What to Photograph When There’s Nothing to Photograph

Tips & Techniques

I’m on the annual Photography Life fall colors workshop with Nasim, and our group ran into a tricky photographic situation this morning. A beautiful mountain overlook was completely blocked by clouds at sunrise, ruining any photos we had in mind. Time to pack it up and go home? Not quite.

Here’s the shot we wanted to take, as captured by Nasim a few years ago:

Mt Sneffels at Fall
NIKON D850 + 24-120mm f/4 @ 38mm, ISO 64, 1/3, f/5.6

And here’s how sunrise looked today:

Landscape Covered by Clouds
GFX100S + GF63mmF2.8 R WR @ 63mm, ISO 100, 1/6, f/5.6

It’s hardly the view our group had hoped for after waking up at 5 AM, but sometimes that’s how nature goes. You never know how the sunrise is going to be unless you take the time to get out there yourself.

But even when your plans go awry, some creative thinking can lead to good photos anyway. In this case, the clouds that blocked the mountain weren’t all bad. They also added a layer of fog to the colorful trees all around us.

Rather than facing forward toward the overlook, I started looking around to find compositions that took advantage of the low clouds. With a telephoto lens (I was generally at 240mm with the Canon 24-240mm superzoom we’re testing), some of the foggy trees made for nice, subtle subjects.

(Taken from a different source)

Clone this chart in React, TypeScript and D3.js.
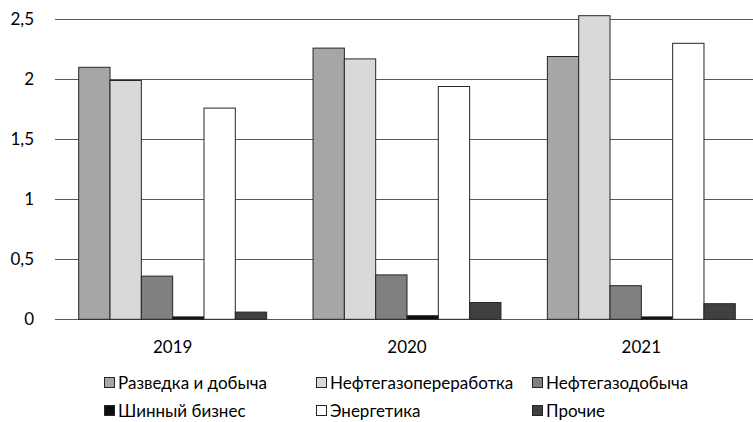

Telephoto Aspens in the Fog 1
Canon EOS R5 + RF24-240mm F4-6.3 IS USM @ 240mm, ISO 100, 1/10, f/8.0
Telephoto Aspens in Fog 2
Canon EOS R5 + RF24-240mm F4-6.3 IS USM @ 240mm, ISO 100, 1.6 seconds, f/6.3
Telephoto Aspens in the Fog 3
Canon EOS R5 + RF24-240mm F4-6.3 IS USM @ 183mm, ISO 100, 1/10, f/10.0

The images don’t scream at you with a nuclear sunrise, but I think the calmer atmosphere suits the subject. A morning that looked like a total loss had become a successful exercise in landscape photography at a distance. With a telephoto rather than a wide angle lens – and facing exactly backwards from the popular direction – our group was able to isolate the most interesting colors and foggy layers of the trees to create plenty of good compositions.

Situations like that are pretty common in photography. You show up somewhere with a photo in mind, and it turns out to be impossible to take. Maybe crowds, the light, the weather, or anything else completely ruins your plans. Looks like there’s nothing to photograph. What do you do?

Don’t stand around waiting against hope for conditions to improve. Don’t put away your gear and leave prematurely. Instead, figure out if there are any non-obvious subjects you missed, and spend some time trying to capture the more hidden shots.

A good place to start is with a telephoto lens, like our group did this morning. Telephotos let you isolate subjects much better than a wide angle, from abstract shots to birds and other wildlife. Look around, including behind you, for opportunities with a telephoto even if you’d never shoot that way with a wide angle. (It’s why we tell our workshop participants to bring along a telephoto even when they don’t expect to need it.)

Another place to look is at the ground. Macro and close-up photography is possible almost anywhere in the world and in almost any conditions. In rainy, dreary landscapes, I’ve taken macro photos of sparkling droplets of water on green leaves that have a very peaceful mood. Even if you’re not carrying a dedicated macro lens, a standard zoom is usually capable of capturing small subjects in interesting ways. Don’t pack up your camera until you’ve looked around for smaller subjects.

Spencer-Cox-2019-199-08-40-_1011579
DC-S1R + LUMIX S 24-105/F4 @ 73mm, ISO 320, 1/80, f/4.0

This article isn’t meant to be a long treatise on composition, just a simple reminder to keep your eyes open for more than just the shot you had in mind. It’s rare for there to truly be nothing to photograph – maybe just nothing obvious. If you deliberately look around for different subjects and get creative with your compositions, you’ll find that almost any scene can lead to high quality images.